For area, I've used https://www.mapdevelopers.com/area_finder.php, which allows you to zoom in on a Google map and then click as many points as you want to form a complete polygon, and calculates the area. I can wind around my driveway, house borders, etc., etc, to find actual lawn area (23.7k, fwiw).


----------



## pennstater2005

RichS said:


> Hmmm. Mine only shows "measure distance", which has linear distance, as I've used for a while - nothing for area. Do you see other options under "measure"?
> 
> For area, I've used https://www.mapdevelopers.com/area_finder.php, which allows you to zoom in on a Google map and then click as many points as you want to form a complete polygon, and calculates the area. I can wind around my driveway, house borders, etc., etc, to find actual lawn area (23.7k, fwiw).


That is the best one of those I have ever used.


----------



## dad311

RichS said:


> Hmmm. Mine only shows "measure distance", which has linear distance, as I've used for a while - nothing for area. Do you see other options under "measure"?
> 
> For area, I've used https://www.mapdevelopers.com/area_finder.php, which allows you to zoom in on a Google map and then click as many points as you want to form a complete polygon, and calculates the area. I can wind around my driveway, house borders, etc., etc, to find actual lawn area (23.7k, fwiw).
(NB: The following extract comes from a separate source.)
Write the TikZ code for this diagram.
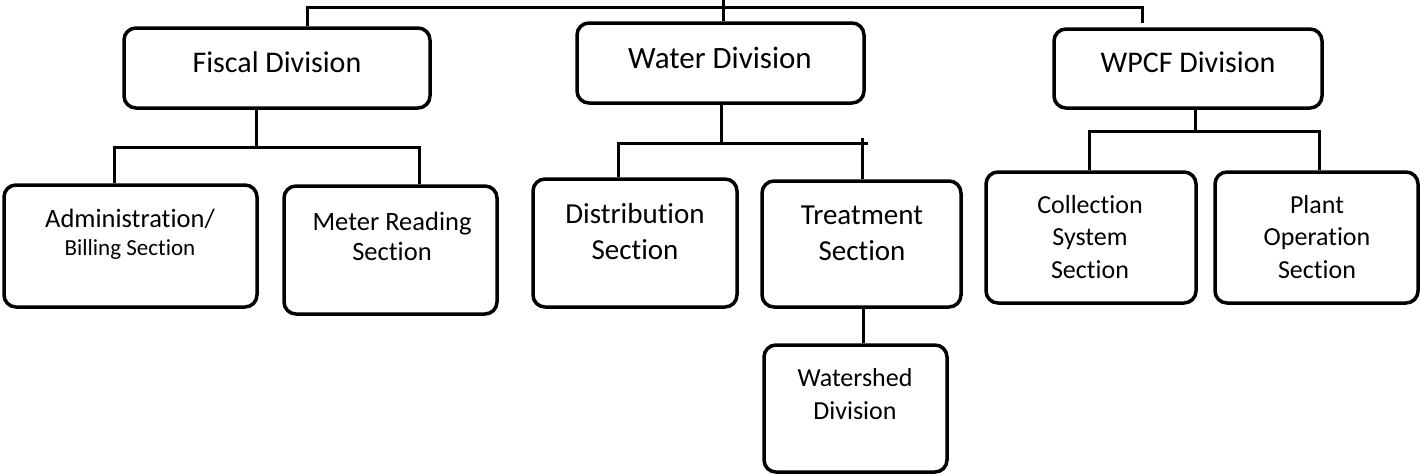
\documentclass[tikz,border=0pt]{standalone}
\usepackage{fontspec}
\setmainfont[Ligatures=NoCommon]{Carlito}
\begin{document}
\begin{tikzpicture}[x=1pt,y=-1pt,
  box/.style={draw, line width=3.5pt, rounded corners=12pt, inner sep=0pt},
  lbl/.style={anchor=base, align=center, inner sep=0pt},
  link/.style={line width=3pt},
  big/.style={font=\fontsize{30}{36}\selectfont},
  mid/.style={font=\fontsize{29}{36}\selectfont},
  sml/.style={font=\fontsize{26.5}{30}\selectfont},
  tiny/.style={font=\fontsize{26}{32.5}\selectfont}]
\useasboundingbox (0,0) rectangle (1420,474);

% division boxes
\node[box, minimum width=306pt, minimum height=80pt] (fiscal) at (277,68) {};
\node[box, minimum width=287pt, minimum height=80pt] (water) at (720.5,63) {};
\node[box, minimum width=268pt, minimum height=79pt] (wpcf) at (1188,68.5) {};

% section boxes
\node[box, minimum width=253pt, minimum height=122pt] (admin) at (130.5,246) {};
\node[box, minimum width=213pt, minimum height=128pt] (meter) at (390.5,250) {};
\node[box, minimum width=204pt, minimum height=128pt] (dist) at (635,243) {};
\node[box, minimum width=199pt, minimum height=126pt] (treat) at (861.5,244) {};
\node[box, minimum width=183pt, minimum height=127pt] (wshed) at (855.5,408.5) {};
\node[box, minimum width=210pt, minimum height=131pt] (coll) at (1091,237.5) {};
\node[box, minimum width=203pt, minimum height=131pt] (plant) at (1316.5,237.5) {};

% labels (multi-line labels are placed by their last baseline)
\node[lbl, big] (fiscal-t) at (277,72) {Fiscal Division};
\node[lbl, font=\fontsize{31}{36}\selectfont] (water-t) at (720,68) {Water Division};
\node[lbl, big] (wpcf-t) at (1188,72) {WPCF Division};
\node[lbl, sml] (admin-t) at (130,227) {Administration/};
\node[lbl, font=\fontsize{23}{28}\selectfont] (billing-t) at (130,255) {Billing Section};
\node[lbl, sml] (meter-t) at (392,260) {Meter Reading\\Section};
\node[lbl, mid] (dist-t) at (635,259) {Distribution\\Section};
\node[lbl, mid] (treat-t) at (862,260) {Treatment\\Section};
\node[lbl, tiny] (wshed-t) at (855,419) {Watershed\\Division};
\node[lbl, tiny] (coll-t) at (1090,278) {Collection\\System\\Section};
\node[lbl, tiny] (plant-t) at (1317,278) {Plant\\Operation\\Section};

% junction points
\coordinate (root) at (723,0);
\coordinate (tl) at (307,7);
\coordinate (tr) at (1142,7);
\coordinate (trend) at (1142,23);
\coordinate (fj) at (256,147);
\coordinate (fa) at (114,147);
\coordinate (fm) at (419,147);
\coordinate (wj) at (721,143);
\coordinate (wd) at (618,143);
\coordinate (wt) at (868,143);
\coordinate (wtick) at (862,138);
\coordinate (pj) at (1195,131);
\coordinate (pc) at (1089,131);
\coordinate (pp) at (1319,131);

% top level
\draw[link] (root) -- (root |- water.north);
\draw[link] (fiscal.north -| tl) -- (tl) -- (tr) -- (trend);

% fiscal branch
\draw[link] (fiscal.south -| fj) -- (fj);
\draw[link] (admin.north -| fa) -- (fa) -- (fm) -- (meter.north -| fm);

% water branch
\draw[link] (water.south -| wj) -- (wj);
\draw[link] (dist.north -| wd) -- (wd) -- (wt);
\draw[link] (wtick) -- (treat.north -| wtick);
\draw[link] (treat.south -| 863,0) -- (wshed.north -| 863,0);

% wpcf branch
\draw[link] (wpcf.south -| pj) -- (pj);
\draw[link] (coll.north -| pc) -- (pc) -- (pp) -- (plant.north -| pp);
\end{tikzpicture}
\end{document}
Use measure distance and click the points around the yard. Make sure your start and stop point are the same. It should show you the area in sq ft. You can also search for it on youtube, thats where I found it.


----------



## dad311

ken-n-nancy said:


> dad311 said:
> 
> 
> 
> Don't know how I missed this until now. I thought my lawn was just under 1 acre, come to find out, its 39, 850 sq ft.
> 
> 
> 
> Thanks for letting us know about that feature being in Google maps -- I used to use other sites for area calculations.
> 
> But, um, 39,850 sqft _*is*_ just under 1 acre -- 1 acre would be 43,560, so you have a little over 91% of an acre.
Click to expand...

Yep, for the last 20 years I guessed "almost an acre" guess I was correct.


----------



## arrigetch peaks

I found mine out using the polygon feature. It shows area and perimeter. I crossed checked the perimeter with a wheel measuring tool, and I had a difference of 2 feet in a 160 foot length, which is negligible.


----------



## Belgianbillie

my preferable one is sodsolutions.


----------



## hsvtoolfool

Thank you! This made the chore I dreaded most so easy. Total 14K sf...10K back yard + 4K front. All my weird little lawn zones between mulch beds and walkways are are now nailed down pretty close. Thanks!


----------